If the idea is to not use debt, and if a credit score doesn’t matter, why should we pay off our debt? Why honor these obligations when it just costs us money? Wouldn’t it make more sense to let unsecured debt like credit card debt go into default and pay off vehicle loans or a mortgage first? While it seems like it could be a good plan to get ahead, there are consequences for not paying our debts, and there are moral implications.
Creditors Can Garnish Wages
The first consequence of not paying our debts is that creditors can garnish your wages. Although they cannot do this without a court order, creditors can garnish wages on past due accounts. It doesn’t matter if you closed the account, and it doesn’t matter if it was turned over to a collection agency. The collection agency can still garnish your wages.
There are some limits on the amount creditors can garnish, but it can be around 25% of your income in most states. This can really affect your budget and your planning!
Creditors Can Place Liens
Creditors can place liens on your assets. In the case of unsecured debt, the creditor can get a court judgment to place a lien on your property. Now your unsecured debt kind of becomes secured debt because you thought you were being shrewd by not paying on your debts. Your secured debts like auto loans and mortgages do not need a court order in order to place a lien. The IRS can place liens on any of your assets if you owe them money.
Honoring Our Obligations
Besides wanting to pay debts because of the fear of losing wages or having liens placed on our assets, we should honor our obligations because it’s the right thing to do. After all, we signed up for this trip when we decided that incurring debt was a good thing to do. We gave the banks our word when we signed up for the credit card. How would you like it if your employer or a client decided to not pay you? They gave you their word, but when Friday came, they decided to not pay you.

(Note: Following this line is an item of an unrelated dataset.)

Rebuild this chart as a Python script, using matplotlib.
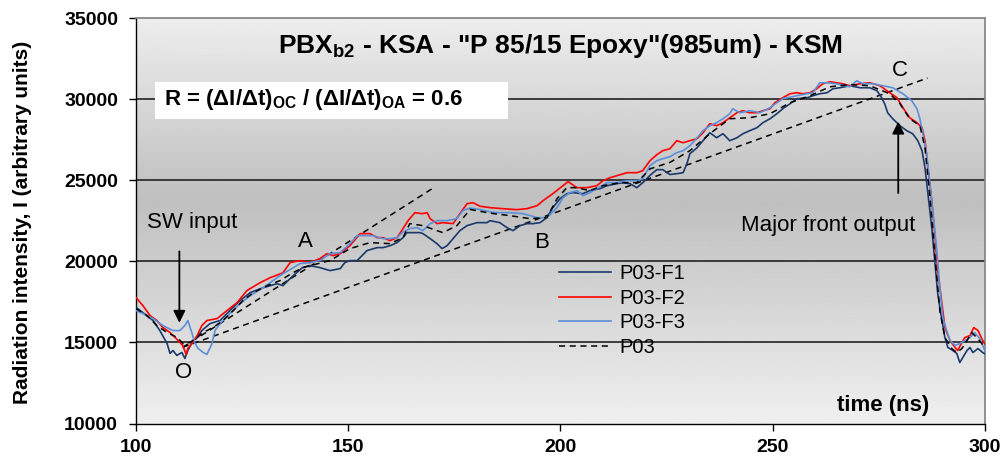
import numpy as np
import matplotlib
matplotlib.use("Agg")
import matplotlib.pyplot as plt
from matplotlib.patches import Rectangle

plt.rcParams['font.family'] = ['Liberation Sans', 'DejaVu Sans']
plt.rcParams['mathtext.fontset'] = 'custom'
plt.rcParams['mathtext.rm'] = 'Liberation Sans'
plt.rcParams['mathtext.bf'] = 'Liberation Sans:bold'

# P03-F1
t_f1 = [100.0, 101.6, 104.0, 105.6, 107.3, 108.0, 108.7, 109.6, 110.8, 111.5, 112.2, 113.4, 114.4, 115.5,
        117.4, 119.8, 122.1, 124.5, 126.9, 129.9, 133.2, 134.6, 137.0, 139.2, 141.0, 143.3, 145.7, 148.1,
        149.2, 150.4, 152.1, 154.4, 156.8, 158.2, 159.9, 161.5, 162.9, 163.8, 165.3, 166.9, 167.6, 169.3,
        170.9, 172.1, 173.3, 174.7, 176.3, 178.0, 180.3, 182.7, 183.4, 185.7, 187.4, 188.8, 190.5, 192.1,
        193.5, 195.2, 196.8, 198.2, 199.9, 201.5, 202.9, 205.3, 206.9, 209.3, 211.0, 213.3, 214.7, 216.4,
        218.0, 219.4, 221.1, 222.7, 224.1, 225.8, 227.4, 228.9, 229.8, 230.5, 232.2, 233.6, 235.2, 236.8,
        238.3, 239.9, 241.6, 243.0, 244.6, 246.3, 247.7, 249.4, 251.0, 252.4, 254.1, 255.7, 258.1, 259.5,
        261.1, 262.8, 264.2, 265.8, 268.2, 270.6, 272.9, 274.6, 275.7, 276.4, 277.1, 278.3, 280.0, 281.6,
        283.0, 284.2, 285.2, 285.9, 286.6, 287.5, 288.2, 288.9, 289.9, 290.6, 291.3, 292.5, 293.4, 294.1,
        294.8, 295.8, 296.5, 297.2, 298.4, 299.5, 300.0]
i_f1 = [17150, 16840, 16350, 15730, 14935, 14320, 14500, 14200, 14380, 14010, 14500, 15120, 15300, 15730,
        16160, 16350, 16960, 17575, 18070, 18370, 18620, 18500, 19110, 19612, 19735, 19612, 19427, 19550,
        19920, 20043, 20043, 20660, 20844, 20844, 20967, 21152, 21460, 21768, 21768, 21768, 21706, 21398,
        21090, 20782, 20967, 21398, 21891, 22199, 22384, 22384, 22507, 22384, 22076, 21891, 22199, 22322,
        22322, 22384, 22692, 23308, 23862, 24170, 24232, 24170, 24355, 24478, 24663, 24786, 24848, 24786,
        24540, 24848, 25300, 25650, 25650, 25350, 25402, 25464, 26018, 26634, 27004, 27436, 27928, 27620,
        27867, 27436, 27620, 27867, 28052, 28236, 28544, 28791, 29099, 29407, 29715, 30023, 30084, 30208,
        30331, 30392, 30639, 30700, 30824, 30700, 30700, 30515, 30084, 29715, 29160, 28791, 28360, 28052,
        27867, 27436, 26819, 25772, 24170, 22076, 20043, 18010, 16347, 15300, 14684, 14499, 14314, 13760,
        14068, 14499, 14684, 14376, 14622, 14376, 14300]

# P03-F2
t_f2 = [100.0, 101.6, 103.3, 104.9, 106.3, 108.0, 109.9, 111.0, 111.8, 112.2, 113.2, 114.4, 115.5, 116.7,
        119.1, 121.4, 123.8, 126.1, 129.2, 131.6, 134.6, 136.3, 138.6, 141.0, 143.3, 145.0, 146.4, 148.1,
        150.4, 152.8, 155.1, 156.8, 158.2, 159.8, 161.5, 162.9, 164.1, 165.7, 167.4, 168.6, 169.3, 170.9,
        172.3, 174.7, 176.3, 178.0, 179.4, 181.0, 183.4, 186.4, 189.7, 192.1, 194.5, 195.9, 198.2, 200.6,
        201.8, 203.9, 206.2, 208.6, 210.0, 211.7, 213.3, 215.7, 218.0, 219.4, 221.1, 222.7, 224.1, 225.8,
        227.4, 228.9, 230.5, 232.2, 233.6, 235.2, 236.8, 238.3, 239.9, 241.6, 243.0, 244.6, 246.3, 247.7,
        249.4, 250.5, 252.4, 254.1, 255.7, 257.1, 258.8, 260.4, 261.8, 263.5, 265.1, 266.5, 268.2, 270.6,
        272.9, 275.3, 277.6, 279.3, 280.7, 282.3, 284.0, 285.2, 285.9, 286.6, 287.5, 288.2, 288.9, 289.9,
        290.6, 291.8, 293.0, 293.6, 294.6, 295.3, 296.5, 297.4, 298.4, 299.5, 300.0]
i_f2 = [17760, 17270, 16650, 16350, 15920, 15610, 15120, 14810, 14250, 14630, 14935, 15425, 16040, 16350,
        16470, 16960, 17450, 18190, 18680, 18990, 19290, 19920, 20043, 19920, 20166, 20474, 20351, 20474,
        20967, 21706, 21706, 21460, 21460, 21275, 21460, 22014, 22507, 23000, 22938, 23000, 22630, 22322,
        22384, 22322, 22938, 23554, 23616, 23400, 23308, 23246, 23185, 23246, 23431, 23739, 24170, 24663,
        24909, 24540, 24540, 24663, 24971, 25156, 25279, 25464, 25464, 25587, 26203, 26570, 26819, 26942,
        27436, 27312, 27436, 27559, 27928, 28483, 28360, 28544, 28852, 29160, 29283, 29160, 29160, 29283,
        29407, 29776, 30084, 30331, 30392, 30331, 30392, 30639, 30947, 31070, 31008, 30947, 30824, 30947,
        31008, 30824, 30392, 30084, 29468, 28852, 28544, 28236, 27436, 25772, 23739, 21706, 19427, 17394,
        15915, 15115, 14684, 14499, 14992, 15300, 15423, 15915, 15730, 15115, 14900]

# P03-F3
t_f3 = [100.0, 101.6, 104.0, 106.3, 108.7, 110.3, 111.5, 112.2, 113.2, 113.9, 114.6, 115.8, 116.7, 117.9,
        118.6, 119.8, 122.1, 124.5, 126.9, 129.9, 133.2, 134.6, 137.0, 138.6, 141.0, 143.3, 145.7, 148.1,
        150.4, 152.1, 153.5, 155.8, 158.2, 159.8, 161.5, 162.7, 164.5, 166.2, 167.6, 169.3, 170.9, 173.3,
        175.6, 177.0, 178.7, 181.0, 183.4, 185.0, 188.1, 191.2, 194.5, 196.8, 199.2, 200.6, 202.2, 203.9,
        205.3, 206.9, 208.6, 211.0, 213.3, 215.7, 218.0, 219.4, 221.1, 222.7, 224.1, 225.8, 227.4, 228.9,
        230.5, 232.2, 233.6, 235.2, 236.8, 238.3, 239.9, 240.6, 242.3, 244.6, 247.0, 249.4, 251.0, 252.4,
        255.7, 258.1, 259.5, 261.1, 262.8, 265.1, 268.2, 269.8, 271.3, 273.6, 276.0, 278.3, 280.7, 282.8,
        284.0, 284.7, 285.4, 286.3, 287.0, 287.8, 288.7, 289.4, 290.1, 291.0, 291.8, 293.0, 294.1, 295.3,
        296.5, 297.6, 298.8, 300.0]
i_f3 = [16960, 16780, 16470, 16040, 15730, 15730, 16040, 16350, 15550, 14935, 14630, 14380, 14260, 14935,
        15730, 16160, 16780, 17390, 17880, 18370, 18990, 19230, 19600, 19858, 19920, 20043, 20474, 20536,
        21090, 21583, 21583, 21583, 21398, 21398, 21460, 21768, 22014, 22076, 21891, 22322, 22507, 22507,
        22630, 23123, 23280, 23200, 23050, 23000, 23000, 22938, 22692, 22692, 23308, 23924, 24232, 24355,
        24047, 24232, 24478, 24848, 24848, 24971, 24971, 25094, 25900, 26203, 26326, 26450, 26696, 26819,
        27127, 27620, 28052, 28360, 28544, 28791, 29099, 29407, 29160, 29283, 29160, 29468, 29776, 30023,
        30208, 30331, 30392, 31008, 31008, 30947, 30760, 31131, 30947, 30947, 30824, 30700, 30331, 29900,
        29407, 28791, 27867, 26634, 24971, 22938, 20659, 18380, 16532, 15731, 15115, 14807, 14930, 15115,
        15300, 15608, 15238, 14499]

# P03 (mean record)
t_p03 = [100.0, 102.6, 104.9, 107.3, 109.7, 111.1, 112.7, 114.4, 115.8, 118.1, 120.5, 122.9, 125.2, 127.6,
         130.9, 133.9, 137.0, 139.3, 141.0, 145.7, 150.4, 155.1, 159.8, 162.9, 164.5, 167.6, 170.9, 172.3,
         175.6, 178.7, 183.4, 188.1, 192.8, 196.8, 199.2, 201.5, 203.9, 206.9, 210.0, 214.0, 218.0, 221.1,
         225.8, 230.5, 235.2, 239.9, 244.6, 249.4, 254.1, 258.8, 263.5, 268.2, 272.9, 277.6, 280.0, 282.3,
         284.7, 285.9, 287.0, 288.2, 289.4, 290.6, 292.2, 293.4, 294.6, 295.8, 296.9, 298.1, 299.3, 300.0]
i_p03 = [17090, 16650, 16035, 15610, 15300, 14930, 14990, 15300, 15610, 15915, 16350, 16960, 17580, 18070,
         18500, 18810, 19300, 19610, 19735, 20043, 20782, 21152, 21090, 21460, 22322, 22199, 21891, 21768,
         22199, 23200, 22970, 22815, 22630, 22692, 23862, 24540, 24540, 24355, 24663, 24848, 24848, 25700,
         26100, 26819, 27867, 28791, 28852, 29099, 29776, 30208, 30760, 30900, 30824, 30331, 29715, 28791,
         28360, 27004, 24170, 20474, 16963, 15300, 14622, 14376, 14622, 15115, 15608, 15300, 14930, 14622]

# slope construction lines O-A and O-C
oa_t = [111.0, 170.5]
oa_i = [14700, 24600]
oc_t = [111.0, 286.5]
oc_i = [14700, 31300]

fig = plt.figure(figsize=(10.08, 4.63), dpi=100)
ax = fig.add_axes([0.135, 0.0853, 0.842, 0.8758])

# vertical grey gradient behind the data
shade = np.interp(np.linspace(0, 1, 256), [0.0, 0.55, 1.0], [0.94, 0.75, 0.93])
ax.imshow(shade[:, None], cmap='gray', vmin=0, vmax=1, aspect='auto',
          extent=[0, 1, 0, 1], transform=ax.transAxes, zorder=0, origin='lower')

for y in [15000, 20000, 25000, 30000]:
    ax.axhline(y, color='#222222', lw=1.2, zorder=1)

ax.plot(oa_t, oa_i, color='black', lw=1.1, dashes=(4, 3), zorder=2)
ax.plot(oc_t, oc_i, color='black', lw=1.1, dashes=(4, 3), zorder=2)

ax.plot(t_f1, i_f1, color='#1a3a6b', lw=1.2, label='P03-F1', zorder=3)
ax.plot(t_f2, i_f2, color='#ff0000', lw=1.2, label='P03-F2', zorder=3)
ax.plot(t_f3, i_f3, color='#5b8fd8', lw=1.2, label='P03-F3', zorder=3)
ax.plot(t_p03, i_p03, color='black', lw=1.1, dashes=(4, 3), label='P03', zorder=4)

ax.set_xlim(100, 300)
ax.set_ylim(10000, 35000)
ax.set_xticks([100, 150, 200, 250, 300])
ax.set_yticks([10000, 15000, 20000, 25000, 30000, 35000])
ax.tick_params(direction='out', length=5, width=1, labelsize=14)
for lab in ax.get_xticklabels() + ax.get_yticklabels():
    lab.set_fontweight('bold')
ax.tick_params(axis='x', pad=6)
ax.tick_params(axis='y', pad=8)

for s in ['top', 'right']:
    ax.spines[s].set_color('#888888')
    ax.spines[s].set_linewidth(1.3)
for s in ['left', 'bottom']:
    ax.spines[s].set_color('black')
    ax.spines[s].set_linewidth(1.0)

fig.text(0.022, 0.52, 'Radiation intensity, I (arbitrary units)', rotation=90,
         fontsize=15, fontweight='bold', ha='center', va='center')

ax.text(0.5006, 0.931, r'PBX$_\mathbf{b2}$ - KSA - "P 85/15 Epoxy"(985um) - KSM',
        transform=ax.transAxes, ha='center', va='center', fontsize=19, fontweight='bold', zorder=5)

ax.add_patch(Rectangle((0.0224, 0.751), 0.4156, 0.091, transform=ax.transAxes,
                       facecolor='white', edgecolor='none', zorder=5))
ax.text(0.033, 0.798, r'R = (ΔI/Δt)$_\mathbf{OC}$ / (ΔI/Δt)$_\mathbf{OA}$ = 0.6',
        transform=ax.transAxes, ha='left', va='center', fontsize=16, fontweight='bold', zorder=6)

ax.text(0.934, 0.0456, 'time (ns)', transform=ax.transAxes, ha='right', va='center',
        fontsize=16, fontweight='bold', zorder=5)

# point labels
ax.text(111.1, 13140, 'O', fontsize=16, ha='center', va='center', zorder=5)
ax.text(140.0, 21200, 'A', fontsize=16, ha='center', va='center', zorder=5)
ax.text(195.6, 21170, 'B', fontsize=16, ha='center', va='center', zorder=5)
ax.text(280.0, 31740, 'C', fontsize=16, ha='center', va='center', zorder=5)

ax.text(113.2, 22384, 'SW input', fontsize=16, ha='center', va='center', zorder=5)
ax.annotate('', xy=(110.2, 16040), xytext=(110.2, 20780),
            arrowprops=dict(arrowstyle='-|>', color='black', lw=1.3, mutation_scale=18), zorder=5)

ax.text(283.7, 22200, 'Major front output', fontsize=16, ha='right', va='center', zorder=5)
ax.annotate('', xy=(279.6, 28780), xytext=(279.6, 24040),
            arrowprops=dict(arrowstyle='-|>', color='black', lw=1.3, mutation_scale=18), zorder=5)

ax.legend(loc='upper left', bbox_to_anchor=(0.498, 0.393), frameon=False, fontsize=14.5,
          handlelength=2.6, handletextpad=0.4, labelspacing=0.28, borderpad=0, borderaxespad=0)

fig.savefig('out.png', dpi=100)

When we think it’s ok to not honor our obligations, our moral compass isn’t working. When that breaks, we have a bigger issue than our pile of debt. Once we are ok with not paying our debts, what else will we be ok with? The easiest way out isn’t the best way.
When it comes to debt, the best course of action is to not incur any debt. If you already have debt, it’s best to pay it off. List all of your debts smallest to largest, except for your primary mortgage. Pay off the smallest debt while making minimum payments to the others. Debt Snowball. Apply all extra, non-retirement money to your smallest debt. Get these debts paid off as fast as you can so that your income can go to building wealth and not to interest payments.